We have to address it through a number of structures. The UN structure will be very important in that regard because this issue leads to migration and, long before this migration ends up on the shores of Europe, it becomes inherently destabilising within Africa itself. As large-scale migration starts to occur and people move within the continent of Africa, the structures that are in place are destabilised and this migration becomes a very difficult problem for African countries to deal with. There is a role for the international community to play with regard to support. There are things we can do. One of the important things, which comes out of the concept of loss and damage I mentioned earlier, is that, through development aid, we can put in place processes that enable communities to survive and remain in situ. It can be as simple as doing the right geographical surveys to allow access to deep water tapping, which can bring up sufficient water to sustain the growing of crops. We will not have pastoral farming but we could have agriculture in a different way. Food security, which is something Ireland led on for many years before that term was widely used, is going to be one of the crucial things. These are the types of areas we have been involved in at UN level.

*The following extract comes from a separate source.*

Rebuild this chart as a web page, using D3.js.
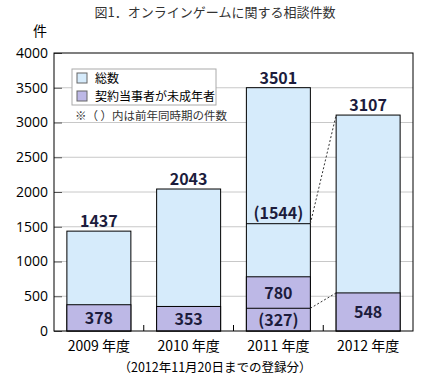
<!DOCTYPE html>
<html>
<head>
<meta charset="utf-8">
<script src="https://cdn.jsdelivr.net/npm/d3@7"></script>
<style>
  body { margin: 0; background: #fff; }
  text { font-family: "Noto Sans CJK JP", "Noto Sans", sans-serif; }
  .grid line { stroke: #c8c8c8; }
  .barLabel { font-weight: bold; font-size: 16px; fill: #1c1c3c; text-anchor: middle; }
</style>
</head>
<body>
<div class="chart"></div>
<script>
// data
var years = ["2009 年度", "2010 年度", "2011 年度", "2012 年度"];
var totals = [1437, 2043, 3501, 3107];
var minors = [378, 353, 780, 548];
// previous-year same period (only 2011 shown)
var prevTotal = 1544;
var prevMinor = 327;
var yTicks = [0, 500, 1000, 1500, 2000, 2500, 3000, 3500, 4000];

var width = 431, height = 379;
var margin = { top: 53, bottom: 48, left: 54, right: 18 };

var svg = d3.select(".chart").append("svg")
            .attr("width", width)
            .attr("height", height);

var scaleX = d3.scaleBand()
               .domain(years)
               .range([margin.left, width - margin.right])
               .paddingInner(0.287)
               .paddingOuter(0.1435);

var scaleY = d3.scaleLinear()
               .domain([0, 4000])
               .range([height - margin.bottom, margin.top]);

var x0 = margin.left, x1 = width - margin.right;

// title
svg.append("text")
   .attr("x", 215).attr("y", 17)
   .style("text-anchor", "middle")
   .style("font-size", "13px")
   .style("fill", "#333")
   .text("図1．オンラインゲームに関する相談件数");

svg.append("text")
   .attr("x", 40).attr("y", 36)
   .style("text-anchor", "middle")
   .style("font-size", "14px")
   .text("件");

// gridlines
svg.append("g")
   .attr("class", "grid")
   .selectAll("line")
   .data(yTicks.slice(1, -1))
   .enter().append("line")
   .attr("x1", x0).attr("x2", x1)
   .attr("y1", function(d) { return scaleY(d); })
   .attr("y2", function(d) { return scaleY(d); });

// y axis with short inner ticks
var axisLeft = d3.axisLeft(scaleY)
                 .tickValues(yTicks)
                 .tickFormat(d3.format("d"))
                 .tickSize(-8)
                 .tickSizeOuter(0)
                 .tickPadding(6);

var gy = svg.append("g")
   .attr("transform", "translate(" + x0 + ",0)")
   .call(axisLeft);
gy.select(".domain").remove();
gy.selectAll(".tick line").attr("stroke", "#555");
gy.selectAll(".tick text")
  .attr("x", -6)
  .style("font-size", "14px")
  .style("font-family", "'Open Sans', 'Noto Sans', sans-serif")
  .attr("fill", "#000");

// bottom ticks between bars
var bounds = years.slice(1).map(function(d) { return scaleX(d) - scaleX.step() * scaleX.paddingInner() / 2; });
svg.selectAll(".xtick")
   .data(bounds)
   .enter().append("line")
   .attr("x1", function(d) { return d; }).attr("x2", function(d) { return d; })
   .attr("y1", scaleY(0)).attr("y2", scaleY(0) - 6)
   .attr("stroke", "#000");

// bars
var rows = years.map(function(y, i) { return { year: y, total: totals[i], minor: minors[i] }; });

svg.selectAll(".barTotal")
   .data(rows)
   .enter().append("rect")
   .attr("x", function(d) { return scaleX(d.year); })
   .attr("width", scaleX.bandwidth())
   .attr("y", function(d) { return scaleY(d.total); })
   .attr("height", function(d) { return scaleY(0) - scaleY(d.total); })
   .attr("fill", "#d6ebfb")
   .attr("stroke", "#000");

svg.selectAll(".barMinor")
   .data(rows)
   .enter().append("rect")
   .attr("x", function(d) { return scaleX(d.year); })
   .attr("width", scaleX.bandwidth())
   .attr("y", function(d) { return scaleY(d.minor); })
   .attr("height", function(d) { return scaleY(0) - scaleY(d.minor); })
   .attr("fill", "#bdb8e6")
   .attr("stroke", "#000");

// previous-year marks inside 2011 bar
var y11 = years[2], y12 = years[3];
[prevTotal, prevMinor].forEach(function(v) {
  svg.append("line")
     .attr("x1", scaleX(y11)).attr("x2", scaleX(y11) + scaleX.bandwidth())
     .attr("y1", scaleY(v)).attr("y2", scaleY(v))
     .attr("stroke", "#000");
});

// dotted connectors
svg.append("line")
   .attr("x1", scaleX(y11) + scaleX.bandwidth()).attr("y1", scaleY(prevTotal))
   .attr("x2", scaleX(y12)).attr("y2", scaleY(totals[3]))
   .attr("stroke", "#333").attr("stroke-dasharray", "2,2");
svg.append("line")
   .attr("x1", scaleX(y11) + scaleX.bandwidth()).attr("y1", scaleY(prevMinor))
   .attr("x2", scaleX(y12)).attr("y2", scaleY(minors[3]))
   .attr("stroke", "#333").attr("stroke-dasharray", "2,2");

// frame
svg.append("rect")
   .attr("x", x0).attr("y", scaleY(4000))
   .attr("width", x1 - x0).attr("height", scaleY(0) - scaleY(4000))
   .attr("fill", "none").attr("stroke", "#000");

// labels
function cx(d) { return scaleX(d.year) + scaleX.bandwidth() / 2; }

svg.selectAll(".lblTotal")
   .data(rows)
   .enter().append("text")
   .attr("class", "barLabel")
   .attr("x", cx)
   .attr("y", function(d) { return scaleY(d.total) - 4; })
   .text(function(d) { return d.total; });

svg.selectAll(".lblMinor")
   .data(rows)
   .enter().append("text")
   .attr("class", "barLabel")
   .attr("x", cx)
   .attr("y", function(d, i) {
     if (i === 2) return (scaleY(d.minor) + scaleY(prevMinor)) / 2 + 6;
     return (scaleY(d.minor) + scaleY(0)) / 2 + 6;
   })
   .text(function(d) { return d.minor; });

svg.append("text")
   .attr("class", "barLabel")
   .attr("x", scaleX(y11) + scaleX.bandwidth() / 2)
   .attr("y", scaleY(prevTotal) - 5)
   .text("(" + prevTotal + ")");

svg.append("text")
   .attr("class", "barLabel")
   .attr("x", scaleX(y11) + scaleX.bandwidth() / 2)
   .attr("y", (scaleY(prevMinor) + scaleY(0)) / 2 + 6)
   .text("(" + prevMinor + ")");

// x labels
svg.selectAll(".xlabel")
   .data(years)
   .enter().append("text")
   .attr("x", function(d) { return scaleX(d) + scaleX.bandwidth() / 2; })
   .attr("y", 351)
   .style("text-anchor", "middle")
   .style("font-size", "14px")
   .text(function(d) { return d; });

svg.append("text")
   .attr("x", 215).attr("y", 372)
   .style("text-anchor", "middle")
   .style("font-size", "12.5px")
   .text("（2012年11月20日までの登録分）");

// legend
var legend = svg.append("g");
legend.append("rect")
      .attr("x", 72).attr("y", 69)
      .attr("width", 144).attr("height", 36)
      .attr("fill", "#fff").attr("stroke", "#aaa");
var legendItems = [{ label: "総数", color: "#d6ebfb" }, { label: "契約当事者が未成年者", color: "#bdb8e6" }];
legendItems.forEach(function(d, i) {
  legend.append("rect")
        .attr("x", 77).attr("y", 73 + i * 18)
        .attr("width", 10).attr("height", 10)
        .attr("fill", d.color).attr("stroke", "#666");
  legend.append("text")
        .attr("x", 95).attr("y", 83 + i * 18)
        .style("font-size", "12px")
        .text(d.label);
});
legend.append("text")
      .attr("x", 75).attr("y", 120)
      .style("font-size", "11.5px")
      .style("fill", "#333")
      .text("※（ ）内は前年同時期の件数");
</script>
</body>
</html>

At Security Council level, we also did a lot of work on peace and security and how to deal with the whole issue of providing a peace and security framework that enables countries and communities to have an existence unaffected by conflict. The conflict situation is highly damaging. In South Sudan, there are two refugee camps sitting side by side. One houses 100,000 people who were displaced by the conflict. They have ended up in a camp and cannot leave because they are too scared to do so. Next to these, a new camp has grown up in recent years as a result of flooding. Two situations are coming together and turning into a crisis because the numbers are growing exponentially and certainly exceeding what the Government of what is effectively the newest country in the world can deal with. What we do at UN level is important, as is the type of work we do on the ground.

On another point the Senator and others have made, which is really important, as I said in my initial opening remarks, our NGOs are playing an incredible role in delivering on the ground. In proportion to their size and scale, they are doing an amazing job. As a country and as a Government, we are incredibly proud of the work they have done. They have done it in other situations before but, on their work in the Horn of Africa in particular, it says it all that, when the BBC went to film in Somalia to highlight the situation, it went to Trócaire because its people on the ground are able to provide information straight away. They are doing an incredible job and that is why we continue to support them. We will talk about how to enhance our support in the year ahead, working in conjunction with big international agencies that are there and which have great logistics capacity. By the way, many of our Irish NGOs tap into the UN stuff so it is a circular thing. They do not operate in different spheres from one another but work together collectively.